Setting Up Shop

Year one of a new proposal department

As startups, companies may respond to RFPs with ad hoc teams, but as companies mature, they tend to centralize RFP management. This ensures greater consistency of message and proposal quality, while allowing operations or sales staff to focus more on their core functions of growing the business. When your company has recognized the need for an internal proposal department, consider these tips in your first year, and your company will soon recognize the new department’s value.

Know Yourself

Think of yourself as an entrepreneur within the company. Are you good at managing change? If you’re an introvert, are you ready to push through the people-related challenges of starting a new service department? If you’re an extrovert, can you handle the solitary hours of working through the text? The success of your new department will depend heavily on you. Shore up your personal weaknesses to ensure the strength of the department you’re building. If you need other champions in the company to complement your skills and interpersonal style, look for others who believe a proposal department will result in better outcomes for your growing company. Understanding the people around you and how you can effectively work with them can be just as—if not more—important as understanding your own tendencies.

Set Appropriate Expectations

You’re not exactly starting with a blank slate when you’re starting a new proposal department. You’re dealing with companywide expectations, agendas, and resources that need to be defined and managed. Start asking these sorts of questions in your job interview and keep asking them as you ramp up in the position:

  • Who’s your direct supervisor? What about dotted-line supervisors? What support and demands can you expect?
  • Will you be a proposal department of one person, or will you have a team?
  • What do your internal customers expect from a central proposal department?
  • What other duties are likely to be assigned to you, and what’s the priority ranking?
  • What, if any, responsibilities will you have in pricing decisions and communication?
  • Will you support only new business, or will you also cover re-bids of existing business?

Be a Hunter-Gatherer

Your company has been communicating about itself for a while.
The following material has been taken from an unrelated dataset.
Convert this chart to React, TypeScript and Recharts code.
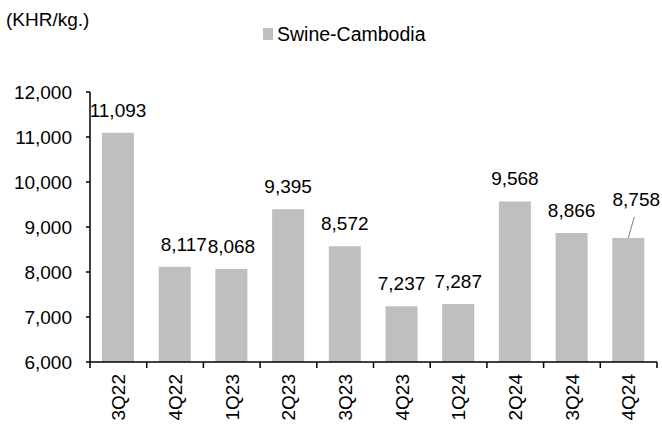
import React from 'react';
import { BarChart, Bar, XAxis, YAxis, Legend, LabelList } from 'recharts';

const categories = ['3Q22', '4Q22', '1Q23', '2Q23', '3Q23', '4Q23', '1Q24', '2Q24', '3Q24', '4Q24'];
const swineValues = [11093, 8117, 8068, 9395, 8572, 7237, 7287, 9568, 8866, 8758];
const yTicks = [6000, 7000, 8000, 9000, 10000, 11000, 12000];

const seriesName = 'Swine-Cambodia';
const unitLabel = '(KHR/kg.)';

const W = 662;
const H = 430;
const LEFT = 90;
const RIGHT = 5;
const BAND = (W - LEFT - RIGHT) / categories.length;
const BAR_COLOR = '#bfbfbf';
const FONT = "'Liberation Sans', Arial, sans-serif";

// the last label sits off the bar with a small leader line, like the source
const CALLOUT_INDEX = categories.length - 1;
// 4Q22 label is nudged right in the source (it overlaps 1Q23's)
const NUDGED_INDEX = 1;

const data = categories.map((q, i) => ({ quarter: q, swine: swineValues[i] }));

const fmt = (v: number) => v.toLocaleString('en-US');

const XTick = (props: any) => {
  const { x, y, payload, index } = props;
  const left = x - BAND / 2;
  return (
    <g>
      <line x1={left} y1={y - 8} x2={left} y2={y - 2} stroke="#000" strokeWidth={1.5} />
      {index === categories.length - 1 && (
        <line x1={left + BAND} y1={y - 8} x2={left + BAND} y2={y - 2} stroke="#000" strokeWidth={1.5} />
      )}
      <text
        x={x}
        y={y + 4}
        transform={`rotate(-90, ${x}, ${y + 4})`}
        textAnchor="end"
        dy="0.36em"
        fontSize={19}
        fill="#000"
      >
        {payload.value}
      </text>
    </g>
  );
};

const ValueLabel = (props: any) => {
  const { x, y, width, value, index } = props;
  const cx = x + width / 2;
  if (index === CALLOUT_INDEX) {
    return (
      <g>
        <line x1={cx} y1={y} x2={cx + 6} y2={y - 21} stroke="#808080" strokeWidth={1} />
        <text x={cx + 8} y={y - 32} textAnchor="middle" fontSize={19} fill="#000">
          {fmt(value)}
        </text>
      </g>
    );
  }
  const dx = index === NUDGED_INDEX ? 9 : 0;
  return (
    <text x={cx + dx} y={y - 16} textAnchor="middle" fontSize={19} fill="#000">
      {fmt(value)}
    </text>
  );
};

const LegendContent = () => (
  <div style={{ display: 'flex', alignItems: 'center', fontSize: 19.5, lineHeight: '22px', color: '#000', whiteSpace: 'nowrap' }}>
    <span style={{ display: 'inline-block', width: 10, height: 12, background: BAR_COLOR, marginRight: 4 }} />
    <span>{seriesName}</span>
  </div>
);

export default function App() {
  return (
    <div style={{ position: 'absolute', left: 0, top: 0, width: W, height: H, background: '#fff', fontFamily: FONT }}>
      <div style={{ position: 'absolute', left: 6, top: 9, fontSize: 19, color: '#000', lineHeight: '22px' }}>
        {unitLabel}
      </div>
      <BarChart width={W} height={H} data={data} margin={{ top: 92, right: RIGHT, left: 0, bottom: 0 }}>
        <XAxis
          dataKey="quarter"
          height={68}
          interval={0}
          axisLine={{ stroke: '#000', strokeWidth: 1.5 }}
          tickLine={false}
          tick={<XTick />}
        />
        <YAxis
          width={LEFT}
          domain={[6000, 12000]}
          ticks={yTicks}
          interval={0}
          tickFormatter={fmt}
          axisLine={{ stroke: '#000', strokeWidth: 1.5 }}
          tickLine={{ stroke: '#000', strokeWidth: 1.5 }}
          tickSize={4}
          tickMargin={14}
          tick={{ fill: '#000', fontSize: 19 }}
          allowDataOverflow
        />
        <Legend
          verticalAlign="middle"
          align="center"
          layout="horizontal"
          content={<LegendContent />}
          wrapperStyle={{ position: 'absolute', left: 263, top: 23, width: 'auto' }}
        />
        <Bar dataKey="swine" name={seriesName} fill={BAR_COLOR} barSize={32} isAnimationActive={false}>
          <LabelList dataKey="swine" content={<ValueLabel />} />
        </Bar>
      </BarChart>
    </div>
  );
}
Track down prior RFP responses, proactive sales proposals, PowerPoints, brochures, policy manuals, employee courses, podcasts, blogs, press releases, and other materials. Look for the most useful materials and set aside the outdated. Also request resources for yourself: phone conference or webinar ID, access to company reports and data, training opportunities, content management solutions, software, and whatever other tools you think will be helpful.

Be sure to document your processes to reinforce the structure you’re building for your new proposal department.

Work the Network

Build relationships with your subject matter experts, especially if you’re new to the company. Identify people who can help you succeed.

  • Find out who else tells your company’s stories and what messages resonate with essential audiences.
  • Make appointments with top sales and operational leaders to learn about their experiences with RFPs.
  • Discover the sources of truth for company data and develop a cadence for refreshing the information you receive.
  • Build relationships with people throughout the organization. Everyone there is an expert in some facet of your company, so learn to chat. Don’t hide at your desk.

Coordinate on Goals

Make sure you understand where to focus your efforts.

  • What are bid/no-bid parameters on RFPs?
  • Which products or services should be prioritized?
  • What other projects should be pursued in downtime between RFPs?
  • Are you also responsible for information security questionnaires, vendor registrations, or other customer requests?

Target Key Text

In the early days, you’ll have to roll with whatever you can throw together. Over time, you’ll want to develop essential text to be your gold standard:

  • Company stats, experience, and ongoing expertise
  • Bios of key leaders
  • Overviews of each specific product or service
  • Any premium products or value-adds you offer
  • Graphics, maps, photos, and attachments

Measure Success

In year one, the most important metric is 100 percent on-time delivery, but you can start developing reasonable baselines in other areas:

  • Bid/no-bid rate
  • Internal satisfaction rate
  • Start to completion time
  • Win rate

Don’t Expect Too Much

Year one goes quickly. You will plan well but still not get everything done. Congratulations, you’re (probably) human. Be ambitious with your plans but stay flexible. You’re charting new territory, and you’ll need to correct your course many times. Be sure to document your processes to reinforce the structure you’re building for your new proposal department.

Build for the Future

As year one closes, reflect both alone and with your key internal customers. What’s working? What’s not? How was year one different than expected? What should be prioritized for year two? Are you ready for more resources, staff, or responsibilities?

Year one is a wild ride. You manage numerous changes in your company and in yourself. Well done, and good luck with year two.